Extracted records:
◇ ◇ ◇ ◇ ◇ ◇ ◇
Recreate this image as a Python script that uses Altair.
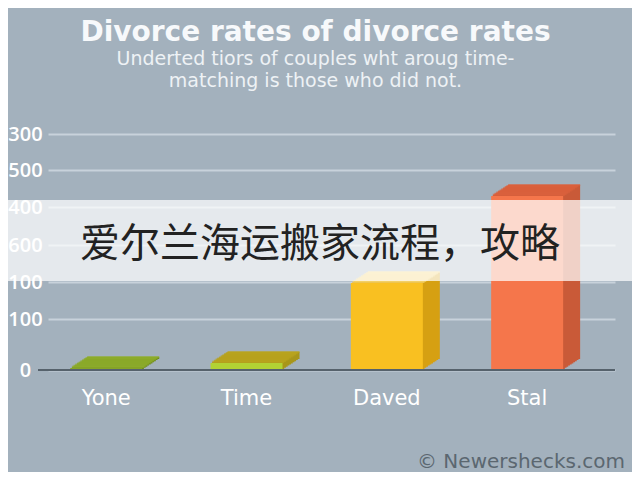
import altair as alt
import pandas as pd

categories = ["Yone", "Time", "Daved", "Stal"]
values = [2, 7, 87, 174]
tick_values = [0, 51, 88, 125, 163, 200, 236]
tick_labels = ["0", "100", "100", "600", "400", "500", "300"]

title_text = "Divorce rates of divorce rates"
subtitle_lines = ["Underted tiors of couples wht aroug  time-", "matching is those who did not."]
banner_text = "爱尔兰海运搬家流程，攻略"
watermark_text = "© Newershecks.com"

front_colors = ["#86a428", "#b2d234", "#f9c021", "#f5764b"]
side_colors = ["#6f8a1c", "#a8961a", "#d6a012", "#c95a38"]
top_colors = ["#8fae2c", "#b9a41e", "#f6d46c", "#dc613d"]

BG = "#a3b1bd"
W, H = 567, 250
DX, DY, N = 17.0, 11.0, 10
FONT = "DejaVu Sans"

df = pd.DataFrame({"cat": categories, "val": values})
one = pd.DataFrame({"a": [0]})

label_expr = "[" + ",".join(f"'{t}'" for t in tick_labels) + "][indexof([" + \
    ",".join(str(v) for v in tick_values) + "], datum.value)]"

x_enc = alt.X(
    "cat:N", sort=categories, title=None,
    scale=alt.Scale(paddingInner=0.487, paddingOuter=0.264, align=0.3),
    axis=alt.Axis(labelAngle=0, domain=False, ticks=False, labelPadding=17,
                  labelColor="#ffffff", labelFontSize=21, labelFont=FONT,
                  labelFontWeight=500),
)
y_enc = alt.Y(
    "val:Q", title=None,
    scale=alt.Scale(domain=[0, H], nice=False, zero=True),
    axis=alt.Axis(values=tick_values, labelExpr=label_expr, grid=True,
                  gridColor="#c8d2db", gridWidth=2, domain=False, ticks=False,
                  labelAlign="center", labelPadding=23, labelColor="#ffffff",
                  labelFontSize=20, labelFont="Open Sans", labelFontWeight=600),
)

base = alt.Chart(df)
layers = []
for k in range(1, N + 1):
    layers.append(
        base.mark_bar(xOffset=k * DX / N, yOffset=-k * DY / N).encode(
            x=x_enc, y=y_enc,
            color=alt.Color("cat:N", scale=alt.Scale(domain=categories, range=side_colors), legend=None),
        )
    )
for k in range(1, N + 1):
    layers.append(
        base.mark_tick(xOffset=k * DX / N, yOffset=-k * DY / N, thickness=2.2, size=72,
                       orient="horizontal").encode(
            x=x_enc, y=y_enc,
            color=alt.Color("cat:N", scale=alt.Scale(domain=categories, range=top_colors), legend=None),
        )
    )
layers.append(
    base.mark_bar().encode(
        x=x_enc, y=y_enc,
        color=alt.Color("cat:N", scale=alt.Scale(domain=categories, range=front_colors), legend=None),
    )
)
baseline = alt.Chart(one).mark_rule(color="#56626c", strokeWidth=2).encode(
    x=alt.value(-10), x2=alt.value(W), y=alt.datum(0)
)
banner = alt.Chart(one).mark_rect(color="#ffffff", opacity=0.72).encode(
    x=alt.value(-40), x2=alt.value(W + 17), y=alt.value(80), y2=alt.value(161)
)
banner_label = alt.Chart(one).mark_text(
    text=banner_text, font="Noto Sans CJK SC", fontSize=40, align="left",
    baseline="middle", color="#222222"
).encode(x=alt.value(32), y=alt.value(125))
watermark = alt.Chart(one).mark_text(
    text=watermark_text, font=FONT, fontSize=20, align="right",
    baseline="middle", color="#5b6770"
).encode(x=alt.value(577), y=alt.value(342))

chart = alt.layer(*layers, baseline, banner, banner_label, watermark).resolve_scale(
    color="independent"
).properties(
    width=W, height=H,
    autosize=alt.AutoSizeParams(type="none"),
    padding={"left": 40, "top": 112, "right": 17, "bottom": 102},
    title=alt.TitleParams(
        text=title_text, subtitle=subtitle_lines, anchor="middle", dx=-16,
        fontSize=28, fontWeight="bold", font=FONT, color="#f7f9fb",
        subtitleFontSize=19, subtitleFont=FONT, subtitleColor="#eef2f5",
        subtitlePadding=3, subtitleLineHeight=22, offset=29,
    ),
).configure(background=BG).configure_view(stroke=None)

chart.save("out.html", embed_options={"renderer": "svg", "actions": False})
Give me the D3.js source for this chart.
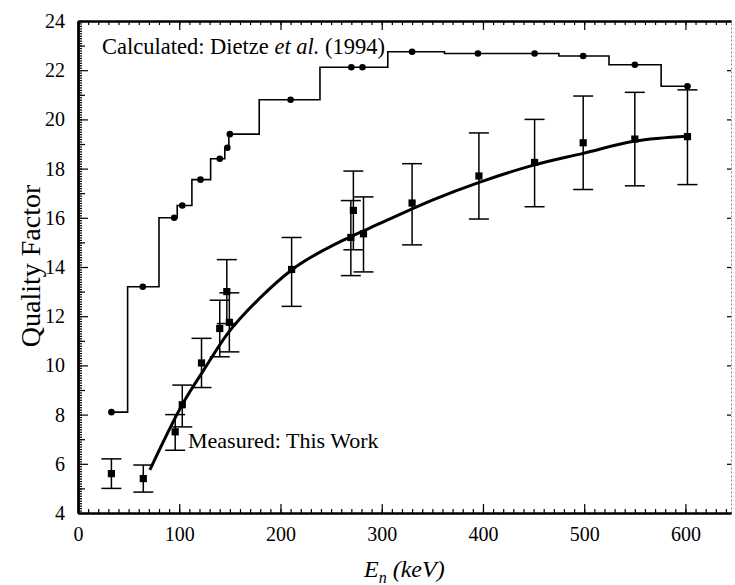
◇ ◇ ◇ ◇ ◇ ◇ ◇
Task requirements: Write the listing above out again exactly, dropping each image.

Solution to this task:
Recreate this image as a Python script that uses Altair.
import altair as alt
import pandas as pd

categories = ["Yone", "Time", "Daved", "Stal"]
values = [2, 7, 87, 174]
tick_values = [0, 51, 88, 125, 163, 200, 236]
tick_labels = ["0", "100", "100", "600", "400", "500", "300"]

title_text = "Divorce rates of divorce rates"
subtitle_lines = ["Underted tiors of couples wht aroug  time-", "matching is those who did not."]
banner_text = "爱尔兰海运搬家流程，攻略"
watermark_text = "© Newershecks.com"

front_colors = ["#86a428", "#b2d234", "#f9c021", "#f5764b"]
side_colors = ["#6f8a1c", "#a8961a", "#d6a012", "#c95a38"]
top_colors = ["#8fae2c", "#b9a41e", "#f6d46c", "#dc613d"]

BG = "#a3b1bd"
W, H = 567, 250
DX, DY, N = 17.0, 11.0, 10
FONT = "DejaVu Sans"

df = pd.DataFrame({"cat": categories, "val": values})
one = pd.DataFrame({"a": [0]})

label_expr = "[" + ",".join(f"'{t}'" for t in tick_labels) + "][indexof([" + \
    ",".join(str(v) for v in tick_values) + "], datum.value)]"

x_enc = alt.X(
    "cat:N", sort=categories, title=None,
    scale=alt.Scale(paddingInner=0.487, paddingOuter=0.264, align=0.3),
    axis=alt.Axis(labelAngle=0, domain=False, ticks=False, labelPadding=17,
                  labelColor="#ffffff", labelFontSize=21, labelFont=FONT,
                  labelFontWeight=500),
)
y_enc = alt.Y(
    "val:Q", title=None,
    scale=alt.Scale(domain=[0, H], nice=False, zero=True),
    axis=alt.Axis(values=tick_values, labelExpr=label_expr, grid=True,
                  gridColor="#c8d2db", gridWidth=2, domain=False, ticks=False,
                  labelAlign="center", labelPadding=23, labelColor="#ffffff",
                  labelFontSize=20, labelFont="Open Sans", labelFontWeight=600),
)

base = alt.Chart(df)
layers = []
for k in range(1, N + 1):
    layers.append(
        base.mark_bar(xOffset=k * DX / N, yOffset=-k * DY / N).encode(
            x=x_enc, y=y_enc,
            color=alt.Color("cat:N", scale=alt.Scale(domain=categories, range=side_colors), legend=None),
        )
    )
for k in range(1, N + 1):
    layers.append(
        base.mark_tick(xOffset=k * DX / N, yOffset=-k * DY / N, thickness=2.2, size=72,
                       orient="horizontal").encode(
            x=x_enc, y=y_enc,
            color=alt.Color("cat:N", scale=alt.Scale(domain=categories, range=top_colors), legend=None),
        )
    )
layers.append(
    base.mark_bar().encode(
        x=x_enc, y=y_enc,
        color=alt.Color("cat:N", scale=alt.Scale(domain=categories, range=front_colors), legend=None),
    )
)
baseline = alt.Chart(one).mark_rule(color="#56626c", strokeWidth=2).encode(
    x=alt.value(-10), x2=alt.value(W), y=alt.datum(0)
)
banner = alt.Chart(one).mark_rect(color="#ffffff", opacity=0.72).encode(
    x=alt.value(-40), x2=alt.value(W + 17), y=alt.value(80), y2=alt.value(161)
)
banner_label = alt.Chart(one).mark_text(
    text=banner_text, font="Noto Sans CJK SC", fontSize=40, align="left",
    baseline="middle", color="#222222"
).encode(x=alt.value(32), y=alt.value(125))
watermark = alt.Chart(one).mark_text(
    text=watermark_text, font=FONT, fontSize=20, align="right",
    baseline="middle", color="#5b6770"
).encode(x=alt.value(577), y=alt.value(342))

chart = alt.layer(*layers, baseline, banner, banner_label, watermark).resolve_scale(
    color="independent"
).properties(
    width=W, height=H,
    autosize=alt.AutoSizeParams(type="none"),
    padding={"left": 40, "top": 112, "right": 17, "bottom": 102},
    title=alt.TitleParams(
        text=title_text, subtitle=subtitle_lines, anchor="middle", dx=-16,
        fontSize=28, fontWeight="bold", font=FONT, color="#f7f9fb",
        subtitleFontSize=19, subtitleFont=FONT, subtitleColor="#eef2f5",
        subtitlePadding=3, subtitleLineHeight=22, offset=29,
    ),
).configure(background=BG).configure_view(stroke=None)

chart.save("out.html", embed_options={"renderer": "svg", "actions": False})
Give me the D3.js source for this chart.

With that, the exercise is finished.